WHAT IS NEEDED.
Quote the data exactly, first line to the line containing "const avgLines = ['Average", with no pictures.

DATA SHOWN.
╔══

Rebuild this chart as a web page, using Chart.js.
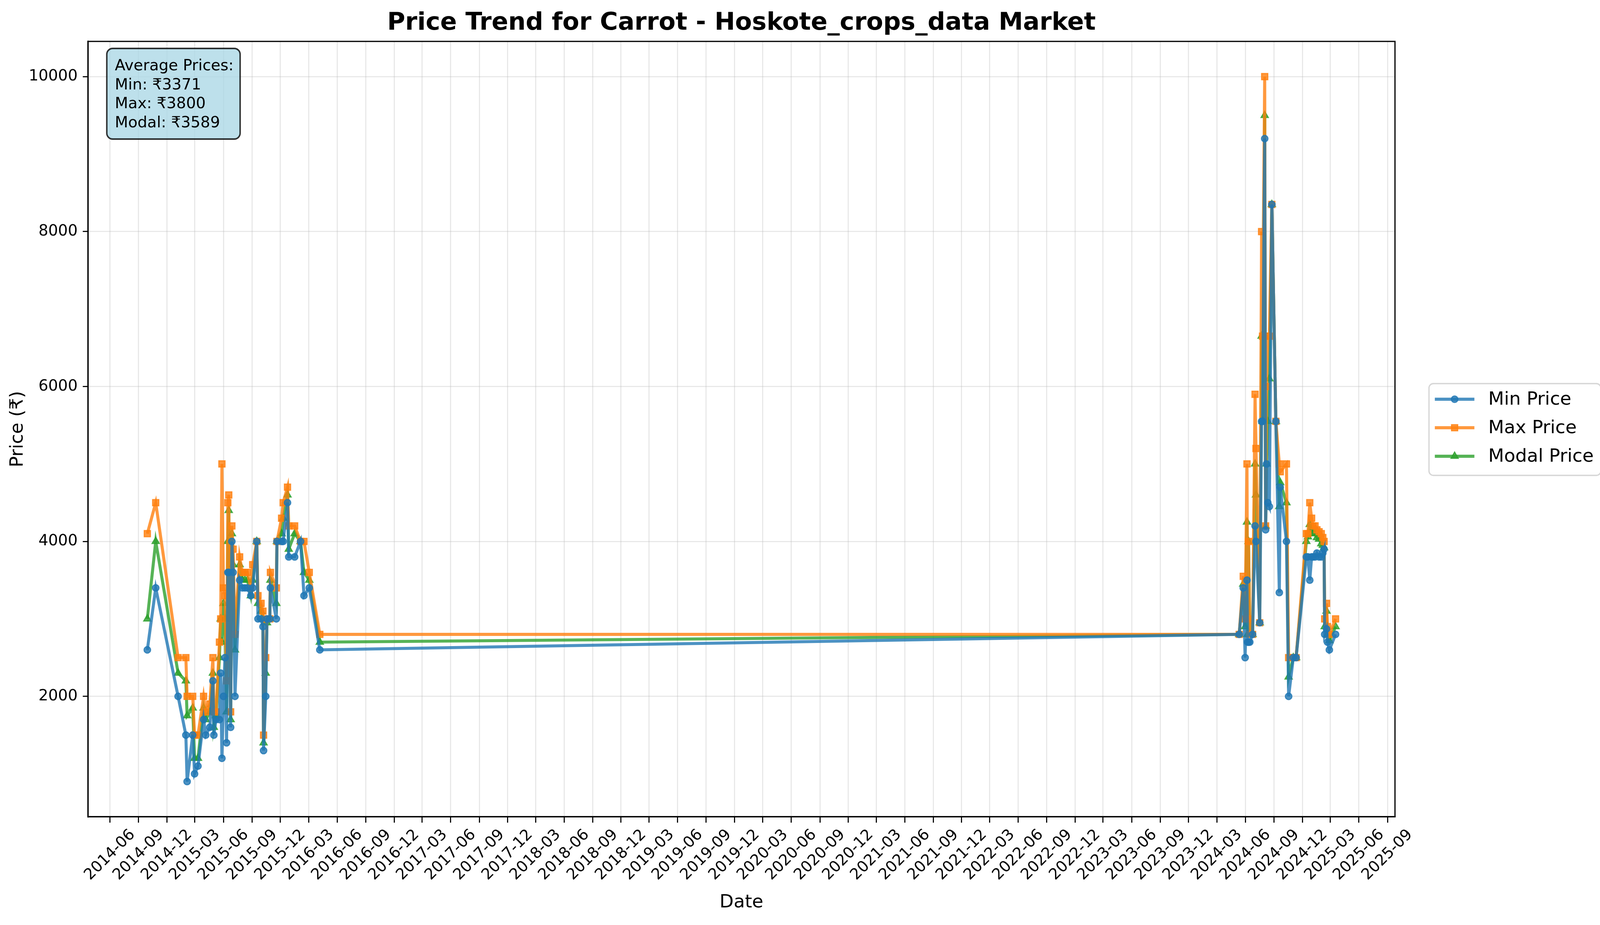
<!DOCTYPE html>
<html>
<head>
<meta charset="utf-8">
<script src="https://cdn.jsdelivr.net/npm/chart.js@4.4.1/dist/chart.umd.min.js"></script>
<style>
  html, body { margin: 0; padding: 0; background: #fff; overflow: hidden; }
  #wrap { position: relative; width: 100vw; height: 100vh; }
</style>
</head>
<body>
<div id="wrap"><canvas id="chart"></canvas></div>
<script>
const chartTitle = 'Price Trend for Carrot - Hoskote_crops_data Market';
const seriesNames = ['Min Price', 'Max Price', 'Modal Price'];
const avgLines = ['Average Prices:', 'Min: ₹3371', 'Max: ₹3800', 'Modal: ₹3589'];

const dates = [
  '2014-09-29','2014-10-26','2015-01-06','2015-01-31','2015-02-04','2015-02-22','2015-02-28','2015-03-11',
  '2015-03-29','2015-04-05','2015-04-18','2015-04-28','2015-05-01','2015-05-08','2015-05-19','2015-05-23',
  '2015-05-27','2015-06-01','2015-06-06','2015-06-11','2015-06-15','2015-06-18','2015-06-24','2015-06-28',
  '2015-07-02','2015-07-08','2015-07-23','2015-08-01','2015-08-09','2015-08-17','2015-08-28','2015-09-03',
  '2015-09-16','2015-09-20','2015-09-30','2015-10-06','2015-10-08','2015-10-15','2015-10-19','2015-10-28',
  '2015-10-30','2015-11-18','2015-11-20','2015-12-05','2015-12-10','2015-12-24','2015-12-28','2016-01-16',
  '2016-02-04','2016-02-15','2016-03-03','2016-04-06',
  '2024-05-12','2024-05-25','2024-05-31','2024-06-06','2024-06-08','2024-06-11','2024-06-15','2024-06-24',
  '2024-07-02','2024-07-05','2024-07-17','2024-07-23','2024-07-26','2024-08-02','2024-08-05','2024-08-08',
  '2024-08-12','2024-08-17','2024-08-25','2024-09-07','2024-09-18','2024-09-21','2024-10-11','2024-10-18',
  '2024-11-02','2024-11-11','2024-12-14','2024-12-19','2024-12-25','2024-12-31','2025-01-05','2025-01-11',
  '2025-01-17','2025-01-24','2025-01-31','2025-02-05','2025-02-09','2025-02-11','2025-02-17','2025-02-20',
  '2025-02-26','2025-03-18'
];

const minPrices = [
  2600,3400,2000,1500,900,1500,1000,1100,
  1700,1500,1600,2200,1500,1700,1700,2300,
  1200,2000,2500,1400,3600,3600,1600,4000,
  3600,2000,3500,3400,3400,3400,3300,3400,
  4000,3000,3000,2900,1300,2000,3000,3000,
  3400,3000,4000,4000,4000,4500,3800,3800,
  4000,3300,3400,2600,
  2800,3400,2500,3500,2700,2700,2700,2800,
  4200,4000,2950,5550,5550,9200,4150,5000,
  4500,4450,8350,5550,3340,4700,4000,2000,
  2500,2500,3800,3800,3500,3800,3800,3800,
  3850,3800,3800,3850,3900,2800,2870,2700,
  2600,2800
];

const maxPrices = [
  4100,4500,2500,2500,2000,2000,1500,1500,
  2000,1800,1900,2500,1800,1800,2700,3000,
  5000,3400,3300,2200,4500,4600,1800,4200,
  3900,2800,3800,3600,3600,3600,3400,3700,
  4000,3300,3200,3100,1500,2500,3000,3000,
  3600,3400,4000,4300,4500,4700,4200,4200,
  4000,4000,3600,2800,
  2800,3550,3000,5000,3000,4000,2800,2800,
  5900,5200,2950,8000,6650,10000,4200,6000,
  6650,6650,8350,5550,5000,4900,5000,2500,
  2500,2500,4100,4100,4500,4300,4200,4200,
  4150,4125,4100,4050,4000,3000,3200,2900,
  2800,3000
];

const modalPrices = [
  3000,4000,2300,2200,1750,1850,1200,1200,
  1850,1700,1800,2300,1600,1750,2500,3000,
  2700,3200,3000,1800,4000,4400,1700,4100,
  3700,2600,3700,3500,3500,3500,3300,3500,
  4000,3200,3100,3000,1400,2300,2950,3000,
  3500,3200,4000,4100,4300,4600,3900,4100,
  4000,3600,3500,2700,
  2800,3450,2900,4250,2800,4000,2800,2800,
  5000,4600,2950,6650,5550,9500,4200,5000,
  5550,6100,8350,5550,4450,4760,4500,2250,
  2500,2500,4000,4060,4220,4150,4100,4100,
  4050,4030,3970,3950,3920,2900,3100,2800,
  2720,2900
];

const tickLabels = [
  '2014-06','2014-09','2014-12','2015-03','2015-06','2015-09','2015-12','2016-03','2016-06','2016-09',
  '2016-12','2017-03','2017-06','2017-09','2017-12','2018-03','2018-06','2018-09','2018-12','2019-03',
  '2019-06','2019-09','2019-12','2020-03','2020-06','2020-09','2020-12','2021-03','2021-06','2021-09',
  '2021-12','2022-03','2022-06','2022-09','2022-12','2023-03','2023-06','2023-09','2023-12','2024-03',
  '2024-06','2024-09','2024-12','2025-03','2025-06','2025-09'
];
const yTicks = [2000, 4000, 6000, 8000, 10000];

const colors = ['rgba(31,119,180,0.8)', 'rgba(255,127,14,0.8)', 'rgba(44,160,44,0.8)'];
const markers = ['circle', 'rect', 'triangle'];

// layout was measured on the 4659x2368 reference; scale it to the actual viewport
const W = window.innerWidth || 4659;
const H = window.innerHeight || 2368;
const SX = W / 4659, SY = H / 2368, SF = Math.sqrt(SX * SY);
const sx = v => v * SX, sy = v => v * SY, sf = v => v * SF;
const markerSizes = [9, 12, 11.5].map(sf);

// date string -> day number
function toDay(s) {
  const p = s.split('-');
  return Date.UTC(+p[0], +p[1] - 1, p[2] ? +p[2] : 1) / 86400000;
}

const days = dates.map(toDay);
const tickDays = tickLabels.map(toDay);
const span = days[days.length - 1] - days[0];
const xMin = days[0] - span * 0.05;
const xMax = days[days.length - 1] + span * 0.05;
const allVals = minPrices.concat(maxPrices, modalPrices);
const vLo = Math.min(...allVals), vHi = Math.max(...allVals);
const yMin = vLo - (vHi - vLo) * 0.05;
const yMax = vHi + (vHi - vLo) * 0.05;

const FONT = 'DejaVu Sans';
Chart.defaults.font.family = FONT;
Chart.defaults.color = '#000';

function makeSet(i, values) {
  return {
    label: seriesNames[i],
    data: values.map((v, k) => ({ x: days[k], y: v })),
    borderColor: colors[i],
    backgroundColor: colors[i],
    pointBackgroundColor: colors[i],
    pointBorderColor: colors[i],
    borderWidth: sf(8.3),
    pointStyle: markers[i],
    pointRadius: markerSizes[i],
    pointBorderWidth: sf(3),
    tension: 0
  };
}

const decor = {
  id: 'decor',
  afterDraw(chart) {
    const ctx = chart.ctx;
    const a = chart.chartArea;
    ctx.save();

    // frame
    ctx.strokeStyle = '#000';
    ctx.lineWidth = sf(3.3);
    ctx.strokeRect(a.left, a.top, a.right - a.left, a.bottom - a.top);

    // title
    ctx.fillStyle = '#000';
    ctx.font = 'bold ' + sf(67) + 'px "' + FONT + '"';
    ctx.textAlign = 'center';
    ctx.textBaseline = 'middle';
    ctx.fillText(chartTitle, (a.left + a.right) / 2, sy(60));

    // average box
    const bx = sx(311), by = sy(124);
    ctx.beginPath();
    ctx.roundRect(bx, by, sf(364), sy(232), sf(16));
    ctx.fillStyle = 'rgba(173,216,230,0.8)';
    ctx.fill();
    ctx.strokeStyle = 'rgba(0,0,0,0.8)';
    ctx.lineWidth = sf(4);
    ctx.stroke();
    ctx.fillStyle = '#000';
    ctx.font = sf(42) + 'px "' + FONT + '"';
    ctx.textAlign = 'left';
    ctx.textBaseline = 'alphabetic';
    avgLines.forEach((t, i) => ctx.fillText(t, bx + sf(22), by + sy(56 + i * 48.5)));

    // legend
    const lx = sx(4161), ly = sy(982);
    ctx.beginPath();
    ctx.roundRect(lx, ly, sf(469), sy(235), sf(12));
    ctx.fillStyle = 'rgba(255,255,255,0.8)';
    ctx.fill();
    ctx.strokeStyle = 'rgba(204,204,204,0.8)';
    ctx.lineWidth = sf(3.5);
    ctx.stroke();
    ctx.font = sf(50) + 'px "' + FONT + '"';
    ctx.textBaseline = 'middle';
    seriesNames.forEach((name, i) => {
      const y = ly + sy(40 + i * 73);
      ctx.strokeStyle = colors[i];
      ctx.fillStyle = colors[i];
      ctx.lineWidth = sf(8.3);
      ctx.beginPath();
      ctx.moveTo(lx + sf(16), y);
      ctx.lineTo(lx + sf(124), y);
      ctx.stroke();
      ctx.lineWidth = sf(3);
      Chart.helpers.drawPoint(ctx, { pointStyle: markers[i], radius: markerSizes[i], borderWidth: sf(3), rotation: 0 }, lx + sf(70), y);
      ctx.fillStyle = '#000';
      ctx.fillText(name, lx + sf(162), y + sf(2));
    });

    ctx.restore();
  }
};

new Chart(document.getElementById('chart'), {
  type: 'line',
  data: {
    datasets: [makeSet(0, minPrices), makeSet(1, maxPrices), makeSet(2, modalPrices)]
  },
  options: {
    responsive: true,
    maintainAspectRatio: false,
    animation: false,
    layout: { padding: { top: sy(106), right: sx(597), left: 0, bottom: 0 } },
    plugins: {
      legend: { display: false },
      title: { display: false },
      tooltip: { enabled: false }
    },
    scales: {
      x: {
        type: 'linear',
        min: xMin,
        max: xMax,
        afterBuildTicks: axis => { axis.ticks = tickDays.map(v => ({ value: v })); },
        afterFit: s => { s.height = sy(277); },
        ticks: {
          autoSkip: false,
          minRotation: 45,
          maxRotation: 45,
          labelOffset: sf(62),
          padding: sy(8),
          font: { size: sf(42) },
          color: '#000',
          callback: (v, i) => tickLabels[i]
        },
        grid: {
          color: 'rgba(176,176,176,0.3)',
          lineWidth: sf(3),
          tickLength: sy(15),
          tickColor: '#000',
          tickWidth: sf(3)
        },
        border: { color: '#000', width: sf(3.3) },
        title: { display: true, text: 'Date', font: { size: sf(50) }, color: '#000', padding: { top: 0, bottom: sy(29) } }
      },
      y: {
        min: yMin,
        max: yMax,
        afterBuildTicks: axis => { axis.ticks = yTicks.map(v => ({ value: v })); },
        afterFit: s => { s.width = sx(256); },
        ticks: {
          padding: sx(15),
          font: { size: sf(42) },
          color: '#000',
          callback: v => String(v)
        },
        grid: {
          color: 'rgba(176,176,176,0.3)',
          lineWidth: sf(3),
          tickLength: sx(15),
          tickColor: '#000',
          tickWidth: sf(3)
        },
        border: { color: '#000', width: sf(3.3) },
        title: { display: true, text: 'Price (₹)', font: { size: sf(50) }, color: '#000', padding: { top: sx(20), bottom: 0 } }
      }
    }
  },
  plugins: [decor]
});
</script>
</body>
</html>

╚══

RESULT FOR THIS EXERCISE.
Rebuild this chart as a web page, using Chart.js.
<!DOCTYPE html>
<html>
<head>
<meta charset="utf-8">
<script src="https://cdn.jsdelivr.net/npm/chart.js@4.4.1/dist/chart.umd.min.js"></script>
<style>
  html, body { margin: 0; padding: 0; background: #fff; overflow: hidden; }
  #wrap { position: relative; width: 100vw; height: 100vh; }
</style>
</head>
<body>
<div id="wrap"><canvas id="chart"></canvas></div>
<script>
const chartTitle = 'Price Trend for Carrot - Hoskote_crops_data Market';
const seriesNames = ['Min Price', 'Max Price', 'Modal Price'];
const avgLines = ['Average Prices:', 'Min: ₹3371', 'Max: ₹3800', 'Modal: ₹3589'];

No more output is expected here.